── ITEMS ──

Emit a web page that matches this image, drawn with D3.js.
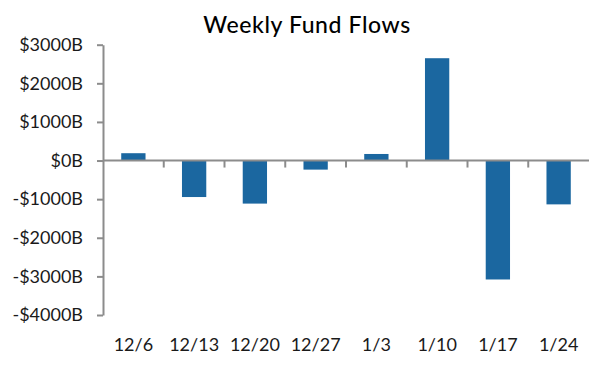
<!DOCTYPE html>
<html>
<head>
<meta charset="utf-8">
<script src="https://cdn.jsdelivr.net/npm/d3@7"></script>
<style>
  body { margin: 0; background: #fff; }
  text { font-family: Lato, "Open Sans", sans-serif; }
</style>
</head>
<body>
<div id="chart"></div>
<script>
// weekly flows, $B
const weeks = ["12/6", "12/13", "12/20", "12/27", "1/3", "1/10", "1/17", "1/24"];
const flows = [190, -945, -1115, -235, 170, 2650, -3080, -1135];
const yTicks = [3000, 2000, 1000, 0, -1000, -2000, -3000, -4000];

const width = 589, height = 375;
const margin = {top: 44.7, right: 0, bottom: 60, left: 103};

const svg = d3.select("#chart").append("svg")
    .attr("width", width)
    .attr("height", height);

const x = d3.scaleBand()
    .domain(weeks)
    .range([margin.left, width - margin.right])
    .paddingInner(0.6)
    .paddingOuter(0.3);

const y = d3.scaleLinear()
    .domain([-4000, 3000])
    .range([315, margin.top]);

const axisColor = "#8c8c8c";

// title
svg.append("text")
    .attr("x", 307)
    .attr("y", 33)
    .attr("text-anchor", "middle")
    .attr("font-size", 23)
    .attr("font-weight", 500)
    .attr("font-family", "Roboto, Lato, sans-serif")
    .attr("letter-spacing", 0.6)
    .attr("fill", "#000")
    .text("Weekly Fund Flows");

// bars
svg.selectAll(".bar")
    .data(weeks.map((w, i) => ({week: w, value: flows[i]})))
    .join("rect")
    .attr("class", "bar")
    .attr("x", d => x(d.week))
    .attr("width", x.bandwidth())
    .attr("y", d => y(Math.max(0, d.value)))
    .attr("height", d => Math.abs(y(d.value) - y(0)))
    .attr("fill", "#1b67a0");

// y axis
const yAxis = svg.append("g")
    .attr("transform", `translate(${margin.left},0)`)
    .call(d3.axisLeft(y)
        .tickValues(yTicks)
        .tickSize(6)
        .tickSizeOuter(0)
        .tickPadding(14)
        .tickFormat(d => (d < 0 ? "-$" : "$") + Math.abs(d) + "B"));
yAxis.select(".domain").attr("stroke", axisColor).attr("stroke-width", 2);
yAxis.selectAll(".tick line").attr("stroke", axisColor).attr("stroke-width", 2);
yAxis.selectAll(".tick text")
    .attr("font-size", 18)
    .attr("fill", "#1a1a1a")
    .attr("font-family", "Lato, sans-serif");

// zero line with category separators
const zeroY = y(0);
svg.append("line")
    .attr("x1", margin.left)
    .attr("x2", width - margin.right)
    .attr("y1", zeroY)
    .attr("y2", zeroY)
    .attr("stroke", axisColor)
    .attr("stroke-width", 2);

svg.selectAll(".sep")
    .data(weeks.slice(1))
    .join("line")
    .attr("class", "sep")
    .attr("x1", d => x(d) - x.step() * x.paddingInner() / 2)
    .attr("x2", d => x(d) - x.step() * x.paddingInner() / 2)
    .attr("y1", zeroY)
    .attr("y2", zeroY + 7)
    .attr("stroke", axisColor)
    .attr("stroke-width", 2);

// category labels at the bottom
const xAxis = svg.append("g")
    .attr("transform", `translate(0,${330})`)
    .call(d3.axisBottom(x).tickSize(0).tickPadding(8));
xAxis.select(".domain").remove();
xAxis.selectAll(".tick text")
    .attr("font-size", 18)
    .attr("fill", "#1a1a1a")
    .attr("font-family", "Lato, sans-serif");
</script>
</body>
</html>
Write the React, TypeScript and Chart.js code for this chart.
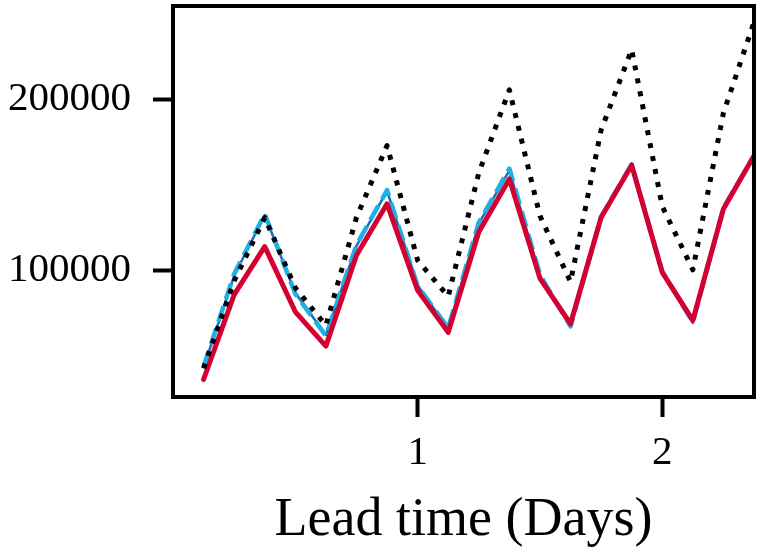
import { useEffect, useRef } from 'react';
import { Chart, ChartConfiguration, Plugin, registerables } from 'chart.js';

Chart.register(...registerables);

// lead time in days, one point every 3 hours
const LEAD_DAYS = [
  0.125, 0.25, 0.375, 0.5, 0.625, 0.75, 0.875, 1.0, 1.125, 1.25,
  1.375, 1.5, 1.625, 1.75, 1.875, 2.0, 2.125, 2.25, 2.375,
];

const DOTTED_BLACK = [
  43000, 94000, 131000, 90000, 68000, 131000, 173000, 106000, 85000, 157000,
  205500, 132000, 93500, 182000, 229000, 137500, 100500, 192000, 245000,
];
const SOLID_RED = [
  36500, 86000, 114000, 76000, 56000, 109000, 139000, 88500, 64000, 122500,
  153500, 95500, 69000, 131000, 161500, 99000, 71000, 136000, 167000,
];
const DASHED_CYAN = [
  44000, 98000, 133000, 86500, 62000, 115000, 147000, 91000, 66500, 128000,
  159500, 97500, 67500, 131500, 162000, 99500, 70000, 136500, 167000,
];
const SOLID_BLUE = [
  43500, 97000, 132500, 87000, 62500, 114500, 146500, 91500, 66000, 127500,
  158500, 97000, 67000, 131000, 162000, 99000, 69500, 136500, 167000,
];

const X_TICKS = [1, 2];
const Y_TICKS = [100000, 200000];
const X_MIN = 0;
const X_MAX = 2.375;
const Y_MIN = 26300;
const Y_MAX = 254400;

const FONT = '"Liberation Serif", "Times New Roman", serif';

const toPoints = (ys: number[]) => ys.map((y, i) => ({ x: LEAD_DAYS[i], y }));

// black frame round the plot area, drawn over the lines like matplotlib spines
const frame: Plugin<'line'> = {
  id: 'frame',
  afterDatasetsDraw(chart) {
    const { ctx, chartArea: a } = chart;
    ctx.save();
    ctx.strokeStyle = '#000';
    ctx.lineWidth = 4;
    ctx.strokeRect(a.left, a.top, a.right - a.left, a.bottom - a.top);
    ctx.restore();
  },
};

export default function App() {
  const canvasRef = useRef<HTMLCanvasElement>(null);
  const chartRef = useRef<Chart | null>(null);

  useEffect(() => {
    if (!canvasRef.current) return;
    if (chartRef.current) chartRef.current.destroy();

    const common = { pointRadius: 0, tension: 0, borderJoinStyle: 'round' as const, fill: false };

    const config: ChartConfiguration<'line'> = {
      type: 'line',
      data: {
        // first dataset is drawn on top
        datasets: [
          {
            ...common,
            data: toPoints(DOTTED_BLACK),
            borderColor: '#000000',
            borderWidth: 5,
            borderDash: [5, 8.2],
            borderCapStyle: 'butt',
          },
          {
            ...common,
            data: toPoints(SOLID_RED),
            borderColor: '#D50032',
            borderWidth: 5,
            borderCapStyle: 'round',
          },
          {
            ...common,
            data: toPoints(DASHED_CYAN),
            borderColor: '#1CB0E4',
            borderWidth: 4.6,
            borderDash: [16.5, 7.2],
            borderCapStyle: 'butt',
          },
          {
            ...common,
            data: toPoints(SOLID_BLUE),
            borderColor: '#1F6DB5',
            borderWidth: 2.5,
          },
        ],
      },
      options: {
        animation: false,
        responsive: false,
        layout: { padding: { top: 6, right: 7, left: 0, bottom: 0 } },
        plugins: {
          legend: { display: false },
          tooltip: { enabled: false },
        },
        scales: {
          x: {
            type: 'linear',
            min: X_MIN,
            max: X_MAX,
            afterBuildTicks: (s) => {
              s.ticks = X_TICKS.map((v) => ({ value: v }));
            },
            afterFit: (s) => {
              s.height = 158;
              s.paddingLeft = 0;
              s.paddingRight = 0;
            },
            border: { display: false },
            grid: {
              drawOnChartArea: false,
              drawTicks: true,
              tickLength: 20,
              tickWidth: 4,
              tickColor: '#000',
            },
            ticks: {
              color: '#000',
              padding: 12,
              maxRotation: 0,
              font: { family: FONT, size: 41, lineHeight: 1.2 },
              callback: (v) => String(v),
            },
            title: {
              display: true,
              text: 'Lead time (Days)',
              color: '#000',
              padding: { top: 0, bottom: 2 },
              font: { family: FONT, size: 54, lineHeight: 1.2 },
            },
          },
          y: {
            type: 'linear',
            min: Y_MIN,
            max: Y_MAX,
            afterBuildTicks: (s) => {
              s.ticks = Y_TICKS.map((v) => ({ value: v }));
            },
            afterFit: (s) => {
              s.width = 173;
              s.paddingTop = 0;
              s.paddingBottom = 0;
            },
            border: { display: false },
            grid: {
              drawOnChartArea: false,
              drawTicks: true,
              tickLength: 20,
              tickWidth: 4,
              tickColor: '#000',
            },
            ticks: {
              color: '#000',
              padding: 22,
              font: { family: FONT, size: 41, lineHeight: 1.2 },
              callback: (v) => String(v),
            },
          },
        },
      },
      plugins: [frame],
    };

    chartRef.current = new Chart(canvasRef.current, config);

    return () => {
      if (chartRef.current) {
        chartRef.current.destroy();
        chartRef.current = null;
      }
    };
  }, []);

  return (
    <div style={{ position: 'absolute', left: 0, top: 0, width: 761, height: 555, background: '#fff' }}>
      <canvas ref={canvasRef} width={761} height={555} style={{ display: 'block', width: 761, height: 555 }} />
    </div>
  );
}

───

> WRITTEN EXERCISE
Omit every picture, and please return the entries exactly from the first line through the line with "-2000, -3000, -4000];", both included.

> ANSWER TO THIS PROBLEM
Emit a web page that matches this image, drawn with D3.js.
<!DOCTYPE html>
<html>
<head>
<meta charset="utf-8">
<script src="https://cdn.jsdelivr.net/npm/d3@7"></script>
<style>
  body { margin: 0; background: #fff; }
  text { font-family: Lato, "Open Sans", sans-serif; }
</style>
</head>
<body>
<div id="chart"></div>
<script>
// weekly flows, $B
const weeks = ["12/6", "12/13", "12/20", "12/27", "1/3", "1/10", "1/17", "1/24"];
const flows = [190, -945, -1115, -235, 170, 2650, -3080, -1135];
const yTicks = [3000, 2000, 1000, 0, -1000, -2000, -3000, -4000];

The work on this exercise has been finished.